An inch, as in so many things in life, makes all the difference. Not your fault because it wasn't your call.

The second thing is your shortarse stroke going off at 40 plus strokes a minute. This happened because she couldn't control herself - probably because she was nervous. But being in control is the job of stroke. They have to set the rhythm and length for the rest of the crew and, thanks to her blasting off, the crew had nothing to follow. You've got two choices in a situation like that. The three others in the boat either go with or you dominate her rhythm and force her back to where it should be. In an outing, you'd stop and try again. In a race, you have to go with her. Your stroke let her nerves get to her. Regardless of the fact that it was Henley and big deal, she had to be cool and controlled. If they are, then the boat follows them. If they're not, the boat is fighting a losing battle from stroke one. Pinsent (and before him, Redgrave) was the best strokeman in the world not just because of his monstrous physical attributes but because when it mattered, he did the right thing at the right time, telling the crew what to do through his rowing. Pinsent did this despite times when he said he was so scared and nervous and the pressure so intense that he would pray for an accident so that he wouldn't have to compete. He admitted that he threw up in the lake at every Olympics he competed in - because he was so nervous. He wouldn't eat the week of an Olympic regatta because nothing would stay down. But he held it together when it mattered and executed the race plan...
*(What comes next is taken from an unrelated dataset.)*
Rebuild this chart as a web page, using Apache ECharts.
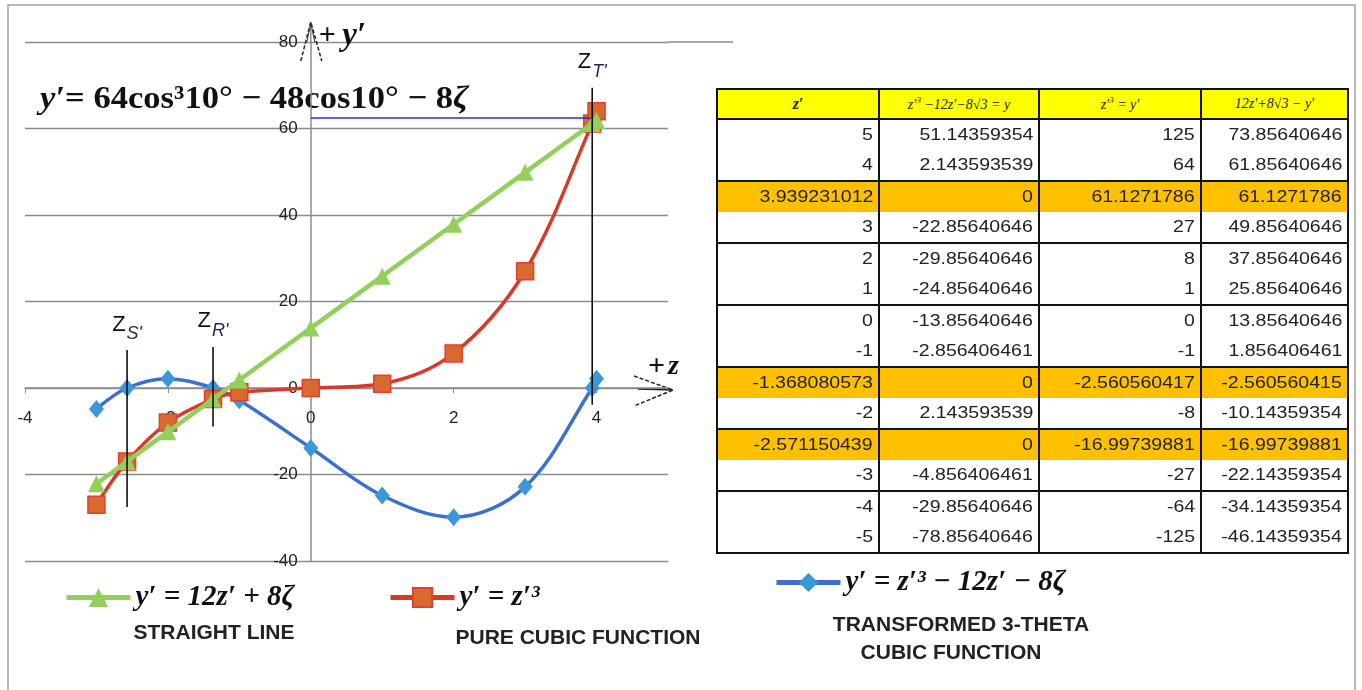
<!DOCTYPE html>
<html>
<head>
<meta charset="utf-8">
<script src="https://cdn.jsdelivr.net/npm/echarts@6/dist/echarts.min.js"></script>
<style>
  html, body { margin: 0; padding: 0; background: #fff; }
  #wrap { position: relative; width: 1362px; height: 690px; overflow: hidden; }
  #frame { position: absolute; left: 7px; top: 4px; width: 1349px; height: 720px; border: 2px solid #b8b8b8; box-sizing: border-box; }
  #chart { position: absolute; left: 0; top: 0; width: 1362px; height: 690px; }
  #tbl { position: absolute; left: 716px; top: 88px; border-collapse: collapse; font-family: "Liberation Sans", Arial, sans-serif; font-size: 16px; color: #222; }
  #tbl td, #tbl th { border-left: 2px solid #111; border-right: 2px solid #111; padding: 0 5px 0 0; text-align: right; height: 31px; box-sizing: border-box; white-space: nowrap; }
  #tbl th { background: #ffff00; height: 30px; border: 2px solid #111; text-align: center; padding: 0; font-family: "Liberation Serif", serif; font-style: italic; font-weight: normal; font-size: 14px; }
  #tbl th.zc { font-weight: bold; font-size: 16px; }
  #tbl tr.grp td { border-top: 2px solid #111; }
  #tbl tr.last td { border-bottom: 2px solid #111; }
  #tbl tr.root td { background: #ffc000; }
  #tbl td span { display: inline-block; transform: scaleX(1.22); transform-origin: right center; }
  #tbl th sup { font-size: 9px; }
</style>
</head>
<body>
<div id="wrap">
  <div id="chart"></div>
  <table id="tbl"></table>
  <div id="frame"></div>
</div>
<script>
// Table of values, z' descending
const zPrime   = [5, 4, 3.939231012, 3, 2, 1, 0, -1, -1.368080573, -2, -2.571150439, -3, -4, -5];
const yThree   = [51.14359354, 2.143593539, 0, -22.85640646, -29.85640646, -24.85640646, -13.85640646, -2.856406461, 0, 2.143593539, 0, -4.856406461, -29.85640646, -78.85640646];
const yCube    = [125, 64, 61.1271786, 27, 8, 1, 0, -1, -2.560560417, -8, -16.99739881, -27, -64, -125];
const yLine    = [73.85640646, 61.85640646, 61.1271786, 49.85640646, 37.85640646, 25.85640646, 13.85640646, 1.856406461, -2.560560415, -10.14359354, -16.99739881, -22.14359354, -34.14359354, -46.14359354];
const headers  = ["z′", "z′<sup>3</sup> −12z′−8√3 = y", "z′<sup>3</sup> = y′", "12z′+8√3 − y′"];

// Plotted range of z'
const zMin = -3, zMax = 4;

// Root markers: z position, top and bottom of each vertical line
const rootZ      = [-2.571150439, -1.368080573, 3.939231012];
const rootTop    = [8.8, 9.5, 69.4];
const rootBottom = [-27.5, -8.9, -3.9];
const rootSub    = ["S'", "R'", "T'"];

// Level of y' at the right-hand root
const levelY = 62.4;

// Axis ticks
const xTicks = [-4, -2, 0, 2, 4];

// Series names as drawn in the legend
const nameLine = "y′ = 12z′ + 8ζ";
const nameCube = "y′ = z′³";
const nameThree = "y′ = z′³ − 12z′ − 8ζ";

// ---------- table ----------
(function buildTable() {
  const t = document.getElementById('tbl');
  const widths = [162, 160, 162, 147];
  let html = '<tr>' + headers.map((h, i) => '<th class="' + (i === 0 ? 'zc' : '') + '" style="width:' + widths[i] + 'px">' + h + '</th>').join('') + '</tr>';
  for (let i = 0; i < zPrime.length; i++) {
    const cls = [];
    if (i % 2 === 0) cls.push('grp');
    if (i === zPrime.length - 1) cls.push('last');
    if (yThree[i] === 0) cls.push('root');
    html += '<tr class="' + cls.join(' ') + '">' +
      [zPrime[i], yThree[i], yCube[i], yLine[i]].map(v => '<td><span>' + String(v) + '</span></td>').join('') + '</tr>';
  }
  t.innerHTML = html;
})();

// ---------- chart ----------
const plotIdx = zPrime.map((z, i) => i).filter(i => zPrime[i] >= zMin && zPrime[i] <= zMax).reverse();
const pair = arr => plotIdx.map(i => [zPrime[i], arr[i]]);

const chart = echarts.init(document.getElementById('chart'), null, { renderer: 'canvas' });

const axisText = { color: '#222', fontSize: 17, fontFamily: '"Liberation Sans", Arial, sans-serif' };
const legendText = { color: '#111', fontSize: 29, fontWeight: 'bold', fontStyle: 'italic', fontFamily: '"Liberation Serif", "Times New Roman", serif' };
const legendCommon = { padding: 0, itemWidth: 64, itemHeight: 24, itemGap: 10, textStyle: legendText, lineStyle: { width: 5 } };

const rootSeries = rootZ.map((z, k) => ({
  name: 'root' + k,
  type: 'line',
  silent: true,
  symbol: 'circle',
  symbolSize: 1,
  itemStyle: { color: 'rgba(0,0,0,0)' },
  lineStyle: { color: '#111', width: 1.6 },
  z: 5,
  data: [
    {
      value: [z, rootTop[k]],
      label: {
        show: true,
        position: 'top',
        distance: 6,
        formatter: '{z|Z}{s|' + rootSub[k] + '}',
        rich: {
          z: { fontSize: 22, color: '#111', fontFamily: '"Liberation Sans", Arial, sans-serif', lineHeight: 30, verticalAlign: 'top' },
          s: { fontSize: 18, fontStyle: 'italic', color: '#1c2a55', fontFamily: '"Liberation Sans", Arial, sans-serif', lineHeight: 30, verticalAlign: 'bottom', padding: [12, 0, 0, 1] }
        }
      }
    },
    [z, rootBottom[k]]
  ]
}));

const option = {
  animation: false,
  grid: { left: 25, right: 694, top: 42, bottom: 129, containLabel: false, outerBoundsMode: 'none' },
  xAxis: {
    type: 'value', min: -4, max: 5, interval: 2,
    axisLine: { onZero: false, lineStyle: { color: '#8c8c8c', width: 1.5 } },
    axisTick: { show: true, length: 5, lineStyle: { color: '#8c8c8c' }, customValues: xTicks },
    axisLabel: { margin: 22, customValues: xTicks, ...axisText },
    splitLine: { show: false }
  },
  yAxis: {
    type: 'value', min: -40, max: 80, interval: 20,
    axisLine: { show: true, onZero: false, lineStyle: { color: '#8c8c8c', width: 1.5 } },
    axisTick: { show: true, length: 5, lineStyle: { color: '#8c8c8c' } },
    axisLabel: { margin: 13, ...axisText },
    splitLine: { show: true, lineStyle: { color: '#8c8c8c', width: 1.4 } }
  },
  legend: [
    { data: [nameLine], left: 64, top: 583, ...legendCommon },
    { data: [nameCube], left: 388, top: 583, ...legendCommon },
    { data: [nameThree], left: 774, top: 568, ...legendCommon }
  ],
  series: [
    {
      name: nameThree, type: 'line', smooth: 0.35, symbol: 'diamond', symbolSize: [15, 18],
      lineStyle: { color: '#3d6fd1', width: 3.5 },
      itemStyle: { color: '#3a98d8' },
      z: 2,
      data: pair(yThree)
    },
    {
      name: nameCube, type: 'line', smooth: 0.35, symbol: 'rect', symbolSize: 17,
      lineStyle: { color: '#d9392b', width: 3.5 },
      itemStyle: { color: '#d8692f', borderColor: '#e0402c', borderWidth: 1.5 },
      z: 3,
      data: pair(yCube)
    },
    {
      name: nameLine, type: 'line', smooth: 0.35, symbol: 'triangle', symbolSize: 17,
      lineStyle: { color: '#93cf5b', width: 4.5 },
      itemStyle: { color: '#93cf5b' },
      z: 4,
      data: pair(yLine)
    },
    {
      name: 'level', type: 'line', silent: true, symbol: 'none', z: 6,
      lineStyle: { color: '#2a2ae0', width: 1.5 },
      data: [[0, levelY], [rootZ[2], levelY]]
    },
    ...rootSeries
  ]
};
chart.setOption(option);

// Move both axes onto the origin (labels and ticks travel with them)
const P = v => chart.convertToPixel({ gridIndex: 0 }, v);
const origin = P([0, 0]);
const corner = P([-4, -40]);
chart.setOption({
  xAxis: { offset: -(corner[1] - origin[1]) },
  yAxis: { offset: -(origin[0] - corner[0]) }
});

// ---------- annotations ----------
const serif = '"Liberation Serif", "Times New Roman", serif';
const sansB = '"Liberation Sans", Arial, sans-serif';
const yTop = P([0, 80]);
const xEnd = P([5, 0]);
const gridRight = P([5, 80]);

const dashed = { stroke: '#222', lineWidth: 1.5, lineDash: [4, 2] };
const caption = (text, x, y) => ({ type: 'text', x: x, y: y, style: { text: text, align: 'center', verticalAlign: 'middle', fontSize: 21, fontWeight: 'bold', fontFamily: sansB, fill: '#222' } });
const graphics = [
  // top gridline runs on above the table
  { type: 'line', shape: { x1: gridRight[0], y1: gridRight[1], x2: gridRight[0] + 65, y2: gridRight[1] }, style: { stroke: '#8c8c8c', lineWidth: 1.4 } },
  // y axis run-out and arrow
  { type: 'line', shape: { x1: yTop[0], y1: yTop[1], x2: yTop[0], y2: yTop[1] - 20 }, style: { stroke: '#8c8c8c', lineWidth: 1.5 } },
  { type: 'polyline', shape: { points: [[yTop[0] - 10, yTop[1] + 19], [yTop[0], yTop[1] - 20], [yTop[0] + 11, yTop[1] + 19]] }, style: { ...dashed, fill: null } },
  { type: 'polyline', shape: { points: [[yTop[0] - 4, yTop[1]], [yTop[0], yTop[1] - 19], [yTop[0] + 4, yTop[1]]] }, style: { stroke: '#333', lineWidth: 1, fill: null } },
  // x axis arrow
  { type: 'line', shape: { x1: xEnd[0] - 30, y1: xEnd[1] + 1, x2: xEnd[0] + 5, y2: xEnd[1] + 2 }, style: { stroke: '#222', lineWidth: 1.5 } },
  { type: 'polyline', shape: { points: [[xEnd[0] - 34, xEnd[1] - 12], [xEnd[0] + 5, xEnd[1] + 2], [xEnd[0] - 34, xEnd[1] + 18]] }, style: { ...dashed, fill: null } },
  // axis captions
  { type: 'text', x: yTop[0] + 8, y: yTop[1] - 6, style: { text: '{p|+} {v|y′}', verticalAlign: 'middle', rich: {
      p: { fontSize: 30, fontWeight: 'bold', fontFamily: serif, fill: '#111' },
      v: { fontSize: 33, fontWeight: 'bold', fontStyle: 'italic', fontFamily: serif, fill: '#111', padding: [0, 0, 0, 3] } } } },
  { type: 'text', x: xEnd[0] - 20, y: xEnd[1] - 21, style: { text: '{p|+}{v|z}', verticalAlign: 'middle', rich: {
      p: { fontSize: 30, fontWeight: 'bold', fontFamily: serif, fill: '#111' },
      v: { fontSize: 28, fontWeight: 'bold', fontStyle: 'italic', fontFamily: serif, fill: '#111', padding: [0, 0, 0, 3] } } } },
  // equation
  { type: 'text', x: 40, y: 100, scaleX: 1.08, style: { text: '{i|y′}= 64cos³10° − 48cos10° − 8{i|ζ}', verticalAlign: 'middle',
      fontSize: 32, fontWeight: 'bold', fontFamily: serif, fill: '#111',
      rich: { i: { fontSize: 32, fontWeight: 'bold', fontStyle: 'italic', fontFamily: serif, fill: '#111' } } } },
  // legend captions
  caption('STRAIGHT LINE', 214, 633),
  caption('PURE CUBIC FUNCTION', 578, 638),
  caption('TRANSFORMED 3-THETA', 961, 625),
  caption('CUBIC FUNCTION', 951, 653)
];
chart.setOption({ graphic: graphics });
</script>
</body>
</html>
Which brings us to the third reason why it's not your fault you didn't win. Not practising starts until they're automatic is a sin because it means the excitement of the moment getting to people (like your stroke) and the rating going through the roof for no discernible effect on boat speed. You train how you're going to race, you race how you've trained and then everyone knows what they're doing when they're doing it. Crews who do that win. Crews who don't won't.

So stop beating yourself up. Besides the crab, there are at least three other factors as to why you didn't go through. Another is that if you're at Henley, you're up against the best in the world. It's tough. Just getting there is good.